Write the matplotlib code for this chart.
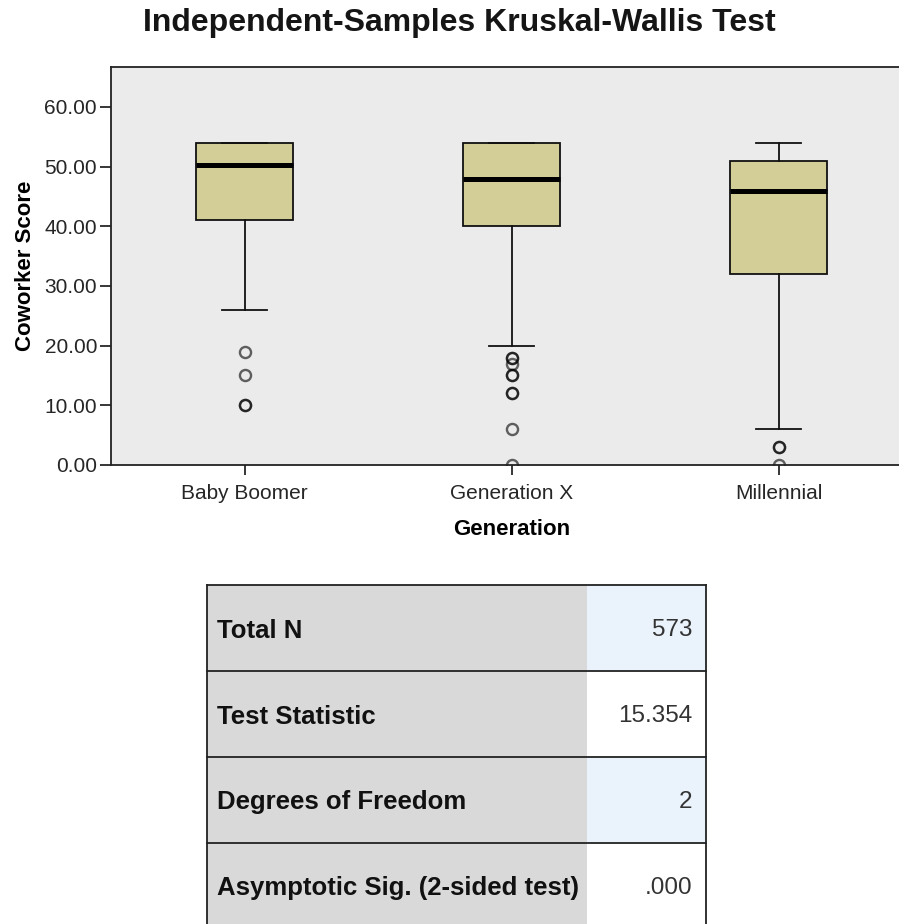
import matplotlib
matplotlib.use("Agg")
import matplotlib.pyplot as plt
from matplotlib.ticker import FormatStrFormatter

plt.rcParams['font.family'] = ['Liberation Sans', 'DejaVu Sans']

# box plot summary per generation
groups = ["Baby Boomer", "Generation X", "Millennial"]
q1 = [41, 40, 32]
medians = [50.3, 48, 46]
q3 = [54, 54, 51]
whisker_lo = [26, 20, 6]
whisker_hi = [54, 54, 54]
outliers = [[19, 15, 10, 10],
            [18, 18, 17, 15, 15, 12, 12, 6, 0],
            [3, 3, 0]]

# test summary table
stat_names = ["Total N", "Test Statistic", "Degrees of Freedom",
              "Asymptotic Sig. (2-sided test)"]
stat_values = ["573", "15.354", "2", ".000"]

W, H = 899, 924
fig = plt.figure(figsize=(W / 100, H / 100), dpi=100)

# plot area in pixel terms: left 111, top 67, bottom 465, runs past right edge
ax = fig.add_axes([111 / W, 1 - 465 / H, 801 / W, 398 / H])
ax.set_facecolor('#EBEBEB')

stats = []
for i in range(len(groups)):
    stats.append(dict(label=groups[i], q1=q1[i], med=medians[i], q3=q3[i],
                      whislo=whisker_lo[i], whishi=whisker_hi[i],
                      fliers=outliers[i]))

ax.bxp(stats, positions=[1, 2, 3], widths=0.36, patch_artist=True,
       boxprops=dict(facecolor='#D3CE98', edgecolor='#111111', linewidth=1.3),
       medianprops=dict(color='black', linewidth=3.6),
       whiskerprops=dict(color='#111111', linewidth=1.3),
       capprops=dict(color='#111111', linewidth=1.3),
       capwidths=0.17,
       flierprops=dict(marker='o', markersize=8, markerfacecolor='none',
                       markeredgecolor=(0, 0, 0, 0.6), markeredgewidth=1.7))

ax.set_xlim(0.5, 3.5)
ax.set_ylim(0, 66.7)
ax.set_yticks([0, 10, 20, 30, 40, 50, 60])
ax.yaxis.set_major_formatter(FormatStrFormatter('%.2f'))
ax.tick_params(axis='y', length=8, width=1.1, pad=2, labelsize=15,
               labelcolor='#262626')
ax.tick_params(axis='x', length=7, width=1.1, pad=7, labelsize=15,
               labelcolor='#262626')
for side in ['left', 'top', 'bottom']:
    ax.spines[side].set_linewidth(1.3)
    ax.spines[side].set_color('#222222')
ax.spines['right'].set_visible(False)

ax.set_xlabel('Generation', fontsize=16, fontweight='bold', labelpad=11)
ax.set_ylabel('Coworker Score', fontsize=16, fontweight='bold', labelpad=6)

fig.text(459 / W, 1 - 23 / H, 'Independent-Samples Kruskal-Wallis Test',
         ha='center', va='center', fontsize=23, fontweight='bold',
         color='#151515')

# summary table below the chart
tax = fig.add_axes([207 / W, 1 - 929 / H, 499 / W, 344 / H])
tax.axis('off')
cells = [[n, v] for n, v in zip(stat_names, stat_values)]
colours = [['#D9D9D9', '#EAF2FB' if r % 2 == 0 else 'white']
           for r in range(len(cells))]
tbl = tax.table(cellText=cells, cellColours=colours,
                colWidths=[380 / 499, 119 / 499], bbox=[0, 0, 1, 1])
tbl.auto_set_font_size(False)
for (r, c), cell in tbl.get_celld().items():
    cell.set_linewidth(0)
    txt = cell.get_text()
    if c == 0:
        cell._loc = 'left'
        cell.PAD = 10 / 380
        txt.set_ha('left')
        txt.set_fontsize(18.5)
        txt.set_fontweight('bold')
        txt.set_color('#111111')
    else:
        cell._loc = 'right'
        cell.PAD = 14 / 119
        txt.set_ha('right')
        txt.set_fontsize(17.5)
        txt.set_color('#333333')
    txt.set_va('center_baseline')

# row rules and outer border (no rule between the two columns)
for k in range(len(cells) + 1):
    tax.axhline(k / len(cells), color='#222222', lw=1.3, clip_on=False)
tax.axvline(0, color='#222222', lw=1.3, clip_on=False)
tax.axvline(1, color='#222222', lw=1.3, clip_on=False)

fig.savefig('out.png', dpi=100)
---
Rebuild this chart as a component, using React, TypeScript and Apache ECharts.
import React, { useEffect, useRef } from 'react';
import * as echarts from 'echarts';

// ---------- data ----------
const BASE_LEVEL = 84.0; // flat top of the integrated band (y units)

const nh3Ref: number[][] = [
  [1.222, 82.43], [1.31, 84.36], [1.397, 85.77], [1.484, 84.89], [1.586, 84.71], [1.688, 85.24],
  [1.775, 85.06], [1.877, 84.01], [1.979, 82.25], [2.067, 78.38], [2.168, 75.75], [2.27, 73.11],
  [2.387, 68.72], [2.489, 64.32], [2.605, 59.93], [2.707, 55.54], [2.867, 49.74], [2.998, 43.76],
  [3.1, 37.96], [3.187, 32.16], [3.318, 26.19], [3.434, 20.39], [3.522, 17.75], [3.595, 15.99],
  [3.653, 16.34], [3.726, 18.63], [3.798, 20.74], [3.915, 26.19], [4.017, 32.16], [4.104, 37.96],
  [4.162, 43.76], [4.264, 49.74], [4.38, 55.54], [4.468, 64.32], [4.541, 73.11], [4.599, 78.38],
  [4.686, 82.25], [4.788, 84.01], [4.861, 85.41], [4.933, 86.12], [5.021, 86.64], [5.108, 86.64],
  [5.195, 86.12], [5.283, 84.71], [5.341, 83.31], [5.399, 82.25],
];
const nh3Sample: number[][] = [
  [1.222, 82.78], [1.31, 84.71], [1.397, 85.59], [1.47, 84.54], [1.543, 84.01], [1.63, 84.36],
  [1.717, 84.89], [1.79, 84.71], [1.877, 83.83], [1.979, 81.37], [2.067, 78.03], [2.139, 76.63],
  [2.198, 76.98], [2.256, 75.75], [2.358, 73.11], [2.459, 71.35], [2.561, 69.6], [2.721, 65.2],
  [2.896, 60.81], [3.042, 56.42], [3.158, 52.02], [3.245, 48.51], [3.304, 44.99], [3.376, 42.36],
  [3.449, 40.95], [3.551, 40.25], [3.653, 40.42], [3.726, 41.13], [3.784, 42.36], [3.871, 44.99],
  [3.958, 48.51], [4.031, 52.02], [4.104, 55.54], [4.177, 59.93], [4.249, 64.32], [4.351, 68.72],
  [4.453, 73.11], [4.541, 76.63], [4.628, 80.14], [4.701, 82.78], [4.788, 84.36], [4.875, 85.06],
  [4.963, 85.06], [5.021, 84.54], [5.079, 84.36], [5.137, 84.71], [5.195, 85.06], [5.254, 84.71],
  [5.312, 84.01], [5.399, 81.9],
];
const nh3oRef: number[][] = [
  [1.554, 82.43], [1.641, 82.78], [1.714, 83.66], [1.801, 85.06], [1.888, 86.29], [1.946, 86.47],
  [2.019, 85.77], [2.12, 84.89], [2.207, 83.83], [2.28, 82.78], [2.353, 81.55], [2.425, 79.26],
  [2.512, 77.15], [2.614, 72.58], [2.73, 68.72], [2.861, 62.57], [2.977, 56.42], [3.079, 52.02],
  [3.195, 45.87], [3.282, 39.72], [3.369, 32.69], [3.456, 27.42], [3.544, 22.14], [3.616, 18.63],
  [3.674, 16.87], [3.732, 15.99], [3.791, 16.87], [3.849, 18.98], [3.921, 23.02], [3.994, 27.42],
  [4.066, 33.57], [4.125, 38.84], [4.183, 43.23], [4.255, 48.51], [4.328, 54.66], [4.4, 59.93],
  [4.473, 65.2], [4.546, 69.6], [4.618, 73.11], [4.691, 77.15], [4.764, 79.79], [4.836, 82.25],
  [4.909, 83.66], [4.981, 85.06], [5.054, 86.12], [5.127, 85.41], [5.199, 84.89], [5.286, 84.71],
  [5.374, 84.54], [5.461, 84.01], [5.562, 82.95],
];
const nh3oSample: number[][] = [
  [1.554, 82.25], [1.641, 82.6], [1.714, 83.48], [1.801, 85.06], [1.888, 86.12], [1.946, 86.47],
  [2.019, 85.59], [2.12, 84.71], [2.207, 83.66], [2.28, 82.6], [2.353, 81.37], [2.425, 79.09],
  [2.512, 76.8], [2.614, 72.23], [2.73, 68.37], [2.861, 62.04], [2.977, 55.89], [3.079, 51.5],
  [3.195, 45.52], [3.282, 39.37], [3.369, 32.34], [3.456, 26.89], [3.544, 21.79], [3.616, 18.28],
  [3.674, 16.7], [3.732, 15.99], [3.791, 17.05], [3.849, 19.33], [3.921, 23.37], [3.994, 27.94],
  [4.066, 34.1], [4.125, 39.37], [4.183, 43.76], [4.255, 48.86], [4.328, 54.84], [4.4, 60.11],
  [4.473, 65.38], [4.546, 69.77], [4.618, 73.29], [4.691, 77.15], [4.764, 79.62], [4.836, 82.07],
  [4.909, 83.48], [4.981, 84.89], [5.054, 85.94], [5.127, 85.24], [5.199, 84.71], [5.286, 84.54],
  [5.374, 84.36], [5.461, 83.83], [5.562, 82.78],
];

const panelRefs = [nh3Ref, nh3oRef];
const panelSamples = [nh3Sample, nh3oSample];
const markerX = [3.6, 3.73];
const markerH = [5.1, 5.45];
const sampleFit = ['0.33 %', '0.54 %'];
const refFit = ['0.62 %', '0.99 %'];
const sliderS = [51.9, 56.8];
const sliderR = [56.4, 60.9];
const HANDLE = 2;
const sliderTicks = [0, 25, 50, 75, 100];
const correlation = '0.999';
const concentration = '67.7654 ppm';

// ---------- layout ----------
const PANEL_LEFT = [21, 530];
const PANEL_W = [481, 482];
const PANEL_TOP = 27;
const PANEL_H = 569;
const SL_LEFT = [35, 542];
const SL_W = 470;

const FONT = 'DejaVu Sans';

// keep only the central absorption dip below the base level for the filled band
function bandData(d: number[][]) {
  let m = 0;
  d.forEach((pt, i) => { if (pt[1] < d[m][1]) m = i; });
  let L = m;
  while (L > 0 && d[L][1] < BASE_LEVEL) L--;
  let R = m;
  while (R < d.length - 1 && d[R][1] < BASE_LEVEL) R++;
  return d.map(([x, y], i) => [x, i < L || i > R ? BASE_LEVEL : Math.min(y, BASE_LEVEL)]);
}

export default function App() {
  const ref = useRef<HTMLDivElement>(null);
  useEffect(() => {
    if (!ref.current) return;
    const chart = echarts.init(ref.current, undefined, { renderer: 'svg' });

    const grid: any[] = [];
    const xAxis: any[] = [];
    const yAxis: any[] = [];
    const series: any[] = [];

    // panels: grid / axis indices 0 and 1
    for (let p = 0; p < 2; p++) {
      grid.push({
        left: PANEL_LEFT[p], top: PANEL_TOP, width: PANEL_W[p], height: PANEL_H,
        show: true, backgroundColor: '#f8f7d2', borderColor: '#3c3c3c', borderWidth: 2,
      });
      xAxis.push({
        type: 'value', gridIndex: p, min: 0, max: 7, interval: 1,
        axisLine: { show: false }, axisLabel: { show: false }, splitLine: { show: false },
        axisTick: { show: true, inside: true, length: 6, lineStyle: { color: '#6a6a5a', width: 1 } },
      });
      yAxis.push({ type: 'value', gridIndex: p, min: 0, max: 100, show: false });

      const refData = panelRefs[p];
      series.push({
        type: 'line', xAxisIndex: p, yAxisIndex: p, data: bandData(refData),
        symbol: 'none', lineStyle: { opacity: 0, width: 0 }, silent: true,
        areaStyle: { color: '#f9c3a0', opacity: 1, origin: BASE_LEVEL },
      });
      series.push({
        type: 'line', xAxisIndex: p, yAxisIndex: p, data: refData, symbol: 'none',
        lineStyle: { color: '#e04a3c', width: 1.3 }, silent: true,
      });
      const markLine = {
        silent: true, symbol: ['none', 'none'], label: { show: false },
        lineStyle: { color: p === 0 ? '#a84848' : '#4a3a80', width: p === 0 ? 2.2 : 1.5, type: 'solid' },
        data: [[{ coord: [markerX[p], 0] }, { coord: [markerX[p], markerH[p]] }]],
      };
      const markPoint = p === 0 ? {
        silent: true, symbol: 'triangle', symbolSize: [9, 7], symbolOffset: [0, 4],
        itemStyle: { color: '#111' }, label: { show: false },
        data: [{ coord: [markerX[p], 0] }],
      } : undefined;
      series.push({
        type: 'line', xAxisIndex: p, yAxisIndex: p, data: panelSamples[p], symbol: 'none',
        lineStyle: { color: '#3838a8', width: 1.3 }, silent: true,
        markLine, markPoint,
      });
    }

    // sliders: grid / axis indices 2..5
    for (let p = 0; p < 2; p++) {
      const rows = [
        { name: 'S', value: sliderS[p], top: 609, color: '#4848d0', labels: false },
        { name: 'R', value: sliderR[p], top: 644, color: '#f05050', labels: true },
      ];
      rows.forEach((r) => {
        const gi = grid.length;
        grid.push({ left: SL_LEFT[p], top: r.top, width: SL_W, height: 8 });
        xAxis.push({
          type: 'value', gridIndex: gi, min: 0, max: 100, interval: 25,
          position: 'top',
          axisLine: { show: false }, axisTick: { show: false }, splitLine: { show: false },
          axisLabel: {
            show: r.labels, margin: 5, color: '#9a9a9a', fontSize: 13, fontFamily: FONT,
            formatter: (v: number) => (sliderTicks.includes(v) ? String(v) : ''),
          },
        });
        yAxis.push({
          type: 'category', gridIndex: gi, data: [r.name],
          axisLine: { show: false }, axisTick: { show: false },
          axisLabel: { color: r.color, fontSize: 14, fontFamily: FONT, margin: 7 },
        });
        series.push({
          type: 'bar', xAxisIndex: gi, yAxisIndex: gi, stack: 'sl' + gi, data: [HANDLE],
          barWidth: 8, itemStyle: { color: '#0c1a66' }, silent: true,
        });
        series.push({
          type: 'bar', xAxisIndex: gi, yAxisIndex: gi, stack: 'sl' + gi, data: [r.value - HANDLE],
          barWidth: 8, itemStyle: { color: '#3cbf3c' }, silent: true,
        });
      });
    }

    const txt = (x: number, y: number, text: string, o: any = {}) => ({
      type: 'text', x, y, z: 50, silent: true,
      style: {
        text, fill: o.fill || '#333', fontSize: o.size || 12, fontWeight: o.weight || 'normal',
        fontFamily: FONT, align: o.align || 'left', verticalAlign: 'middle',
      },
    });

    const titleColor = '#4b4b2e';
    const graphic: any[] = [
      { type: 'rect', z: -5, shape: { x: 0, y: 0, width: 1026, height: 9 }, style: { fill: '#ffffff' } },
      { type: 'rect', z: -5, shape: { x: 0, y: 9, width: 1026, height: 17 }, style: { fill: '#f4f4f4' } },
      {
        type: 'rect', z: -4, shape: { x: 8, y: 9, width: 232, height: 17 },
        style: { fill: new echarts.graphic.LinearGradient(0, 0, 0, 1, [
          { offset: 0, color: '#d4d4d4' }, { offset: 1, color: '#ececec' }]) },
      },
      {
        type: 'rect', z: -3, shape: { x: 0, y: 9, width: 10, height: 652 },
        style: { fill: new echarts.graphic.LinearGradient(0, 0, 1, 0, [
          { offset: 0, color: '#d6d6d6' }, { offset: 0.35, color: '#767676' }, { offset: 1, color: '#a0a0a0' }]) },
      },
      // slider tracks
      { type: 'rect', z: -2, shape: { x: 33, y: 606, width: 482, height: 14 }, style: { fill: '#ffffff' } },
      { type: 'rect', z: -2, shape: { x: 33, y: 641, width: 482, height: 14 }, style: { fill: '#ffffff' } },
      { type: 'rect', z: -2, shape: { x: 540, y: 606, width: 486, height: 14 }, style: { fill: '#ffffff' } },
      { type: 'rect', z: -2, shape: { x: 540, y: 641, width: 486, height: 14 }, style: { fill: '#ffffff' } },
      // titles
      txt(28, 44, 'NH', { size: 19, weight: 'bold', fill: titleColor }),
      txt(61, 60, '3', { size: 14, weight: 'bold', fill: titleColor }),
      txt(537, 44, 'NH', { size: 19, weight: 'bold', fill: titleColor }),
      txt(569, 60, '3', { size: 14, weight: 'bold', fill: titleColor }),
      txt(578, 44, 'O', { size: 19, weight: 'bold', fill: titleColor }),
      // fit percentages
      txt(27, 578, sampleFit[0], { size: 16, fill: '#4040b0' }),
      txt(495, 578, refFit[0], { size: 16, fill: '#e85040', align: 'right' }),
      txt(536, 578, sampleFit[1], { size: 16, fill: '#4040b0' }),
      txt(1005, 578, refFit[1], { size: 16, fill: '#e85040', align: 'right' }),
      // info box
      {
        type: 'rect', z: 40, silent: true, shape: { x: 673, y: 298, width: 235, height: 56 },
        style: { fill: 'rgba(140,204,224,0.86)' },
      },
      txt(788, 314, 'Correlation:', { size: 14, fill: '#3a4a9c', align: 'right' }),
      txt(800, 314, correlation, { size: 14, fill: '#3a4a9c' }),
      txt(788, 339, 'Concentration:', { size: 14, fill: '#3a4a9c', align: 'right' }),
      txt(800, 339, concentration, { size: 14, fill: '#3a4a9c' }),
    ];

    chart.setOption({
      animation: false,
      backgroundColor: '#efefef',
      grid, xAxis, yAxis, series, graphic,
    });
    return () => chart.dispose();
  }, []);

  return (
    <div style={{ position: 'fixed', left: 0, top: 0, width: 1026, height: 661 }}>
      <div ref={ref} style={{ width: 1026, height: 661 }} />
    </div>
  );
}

# TASK
Exactly the lines starting at the line containing "Write the matplotlib code for this chart." and ending at the line containing "ax.set_facecolor('#EBEBEB')" should be transcribed, both included; omit the pictures.

# FULL OUTPUT
Write the matplotlib code for this chart.
import matplotlib
matplotlib.use("Agg")
import matplotlib.pyplot as plt
from matplotlib.ticker import FormatStrFormatter

plt.rcParams['font.family'] = ['Liberation Sans', 'DejaVu Sans']

# box plot summary per generation
groups = ["Baby Boomer", "Generation X", "Millennial"]
q1 = [41, 40, 32]
medians = [50.3, 48, 46]
q3 = [54, 54, 51]
whisker_lo = [26, 20, 6]
whisker_hi = [54, 54, 54]
outliers = [[19, 15, 10, 10],
            [18, 18, 17, 15, 15, 12, 12, 6, 0],
            [3, 3, 0]]

# test summary table
stat_names = ["Total N", "Test Statistic", "Degrees of Freedom",
              "Asymptotic Sig. (2-sided test)"]
stat_values = ["573", "15.354", "2", ".000"]

W, H = 899, 924
fig = plt.figure(figsize=(W / 100, H / 100), dpi=100)

# plot area in pixel terms: left 111, top 67, bottom 465, runs past right edge
ax = fig.add_axes([111 / W, 1 - 465 / H, 801 / W, 398 / H])
ax.set_facecolor('#EBEBEB')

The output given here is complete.